My daughter calls it “hangry.” Hunger makes her feel angry, hence hangry!

claire March 22, 2010 at 3:51 pm

It takes me about 20 minutes to get ready for bed which sounds ridiculous but being all mellow about brushing my teeth, putting on pajamas, etc. lets me wind down. If I try to be a lot faster, it just stresses me out defeating the point of trying to get more sleep.

To go to bed earlier, I find that cutting off snacking earlier makes a huge difference. If I snack late, it gives me an energy boost and I tend to stay up later. Bonus: dropped & kept off about 5 pounds when I quit post-midnight snacks without changing much else.

Do need to recommit to computer off by 1 AM though. Sitting back down to check 1 or 2 things is doom.

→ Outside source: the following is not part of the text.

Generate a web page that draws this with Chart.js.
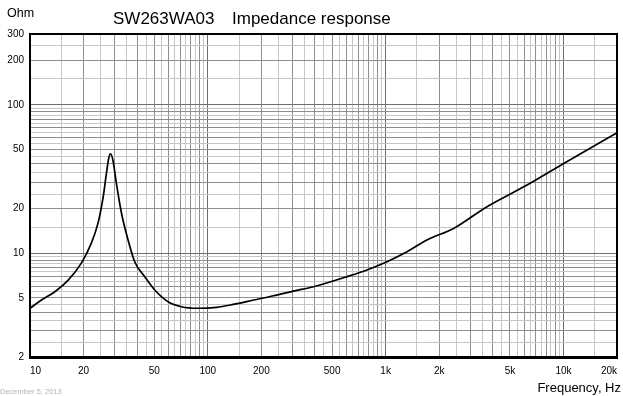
<!DOCTYPE html>
<html>
<head>
<meta charset="utf-8">
<script src="https://cdn.jsdelivr.net/npm/chart.js@4"></script>
<style>
  body { margin: 0; background: #fff; }
  canvas { display: block; }
</style>
</head>
<body>
<canvas id="chart" width="623" height="396"></canvas>
<script>
// impedance curve (Hz, Ohm)
const freq = [10, 11.6, 13.8, 16.4, 19.4, 22.1, 24.1, 25.8, 26.9, 27.7, 28.4, 29.3, 30.6, 32.7, 35.6, 38.8, 44.2, 50.3, 59.8, 71, 88, 112, 139, 181, 234, 303, 393, 605, 785, 1017, 1318, 1708, 2411, 3715, 6238, 10030, 20000];
const imp  = [4.26, 4.84, 5.5, 6.59, 8.55, 11.66, 15.9, 24.0, 34.5, 43.5, 46.8, 42.0, 29.6, 18.6, 12.3, 8.77, 6.95, 5.65, 4.71, 4.36, 4.26, 4.32, 4.52, 4.84, 5.17, 5.56, 5.95, 6.95, 7.71, 8.77, 10.24, 12.3, 14.7, 20.6, 28.8, 40.3, 64.9];

const xLabels = { 10:'10', 20:'20', 50:'50', 100:'100', 200:'200', 500:'500', 1000:'1k', 2000:'2k', 5000:'5k', 10000:'10k', 20000:'20k' };
const yLabels = { 2:'2', 5:'5', 10:'10', 20:'20', 50:'50', 100:'100', 200:'200', 300:'300' };

const FONT = "'Liberation Sans', Arial, sans-serif";

// grid lines at 1, 1.5, 2, 2.5 ... 9.5 of every decade
function gridValues(min, max) {
  const out = [];
  for (let e = Math.floor(Math.log10(min)); e <= Math.ceil(Math.log10(max)); e++) {
    for (let m = 1; m < 10; m += 0.5) {
      const v = Math.round(m * Math.pow(10, e) * 1000) / 1000;
      if (v >= min && v <= max) out.push(v);
    }
  }
  return out;
}

function gridColor(v) {
  const m = v / Math.pow(10, Math.floor(Math.log10(v) + 1e-9));
  if (Math.abs(m - Math.round(m)) > 0.01) return '#c6c6c6';
  if (Math.abs(m - 1) < 0.01) return '#6e6e6e';
  return '#8e8e8e';
}

const frame = {
  id: 'frame',
  afterDraw(chart) {
    const { ctx, chartArea: a } = chart;
    ctx.save();
    ctx.strokeStyle = '#000';
    ctx.lineWidth = 2;
    ctx.strokeRect(a.left, a.top, a.right - a.left, a.bottom - a.top);
    ctx.lineWidth = 3;
    ctx.beginPath();
    ctx.moveTo(a.left - 1, a.bottom + 0.5);
    ctx.lineTo(a.right + 1, a.bottom + 0.5);
    ctx.stroke();

    ctx.fillStyle = '#000';
    ctx.textBaseline = 'alphabetic';
    ctx.textAlign = 'left';
    ctx.font = '12.5px ' + FONT;
    ctx.fillText('Ohm', 7, 17);
    ctx.font = '17px ' + FONT;
    ctx.fillText('SW263WA03', 113, 24);
    ctx.fillText('Impedance response', 232, 24);
    ctx.textAlign = 'right';
    ctx.font = '13px ' + FONT;
    ctx.fillText('Frequency, Hz', 621, 392);
    ctx.textAlign = 'left';
    ctx.fillStyle = '#b4b4b4';
    ctx.font = '7.5px ' + FONT;
    ctx.fillText('December 5, 2013', 0, 394);
    ctx.restore();
  }
};

new Chart(document.getElementById('chart'), {
  type: 'line',
  data: {
    datasets: [{
      data: freq.map((f, i) => ({ x: f, y: imp[i] })),
      borderColor: '#000',
      borderWidth: 1.7,
      pointRadius: 0,
      fill: false,
      cubicInterpolationMode: 'monotone'
    }]
  },
  options: {
    responsive: false,
    animation: false,
    layout: { padding: { left: 0, right: 6, top: 34, bottom: 0 }, autoPadding: false },
    plugins: { legend: { display: false }, tooltip: { enabled: false } },
    scales: {
      x: {
        type: 'logarithmic',
        min: 10,
        max: 20000,
        afterBuildTicks: s => { s.ticks = gridValues(10, 20000).map(v => ({ value: v })); },
        afterFit: s => { s.height = 39; s.paddingLeft = 0; s.paddingRight = 0; },
        ticks: {
          autoSkip: false,
          maxRotation: 0,
          align: 'inner',
          padding: 8,
          color: '#000',
          font: { family: FONT, size: 10 },
          callback: v => xLabels[v] || ''
        },
        grid: { color: c => gridColor(c.tick.value), drawTicks: false },
        border: { display: false }
      },
      y: {
        type: 'logarithmic',
        min: 2,
        max: 300,
        afterBuildTicks: s => { s.ticks = gridValues(2, 300).map(v => ({ value: v })); },
        afterFit: s => { s.width = 30; s.paddingTop = 0; s.paddingBottom = 0; },
        ticks: {
          autoSkip: false,
          padding: 6,
          color: '#000',
          font: { family: FONT, size: 10 },
          callback: v => yLabels[v] || ''
        },
        grid: { color: c => gridColor(c.tick.value), drawTicks: false },
        border: { display: false }
      }
    }
  },
  plugins: [frame]
});
</script>
</body>
</html>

Sarah March 22, 2010 at 5:12 pm

Back in January, I decided that the one thing that would most substantially increase my happiness was getting more sleep. So I did.

One thing that I was kind of in denial about was when I actually had to go to bed. I leave the house at 7:30 am, which is not (very) negotiable, so working backwards from there, through how much time I (realistically, not in my fantasy land) need in the morning, plus my happy-place amount of sleep got me a realistic bedtime.

Then I figured out that to actually be going to sleep at that time, I needed to start getting ready for bed at least half an hour, and ideally 45 minutes before that time. Why did I never think of this before?

I also radically changed my evening schedule. I used to be booked six nights a week; now I keep two weeknights free almost every week and at least one weekend evening. I also told all of my friends that I needed to be done with social stuff by around 9 pm.

The sleep is so completely worth it, though. I am about 3000% sunnier and more optimistic when I sleep enough, and therefore about 1500% less likely to let monsters and angst sidetrack me on the way to doing my work, and I love that.

Speaking of which, it’s time for bed! Sweet dreams!

Laura Roeder April 5, 2010 at 1:51 pm

I feel like my solution must be too simple to be helpful but I know sometimes that is the most overlooked so I’ll offer it anyway -

I go to bed when I’m tired and wake up when I wake up. For me that is 8-9 hours a night. (Usually from 11pm to 8am.) It seems like that would work since you’re self-employed, no? I get the feeling that maybe you’re forcing yourself to get up early?

the communicatrix April 5, 2010 at 6:21 pm

Not too simple—it’s really good, and the bottom line.

My two issues are these: first, that I’ll feel like I’m missing something (a holdover from my childhood, when all the fun adults hung out and had Witty Banter after I went to sleep); second, that moving my whole clock later from staying up late messes with me. I feel like I’m racing to catch up all day, plus my best hours when I’m doing it right really are 10 – 2, with a little more available in the later afternoon sometimes.

Although honestly, I’d have to pull a Havi and decaffeinate and de-sugar myself to really know!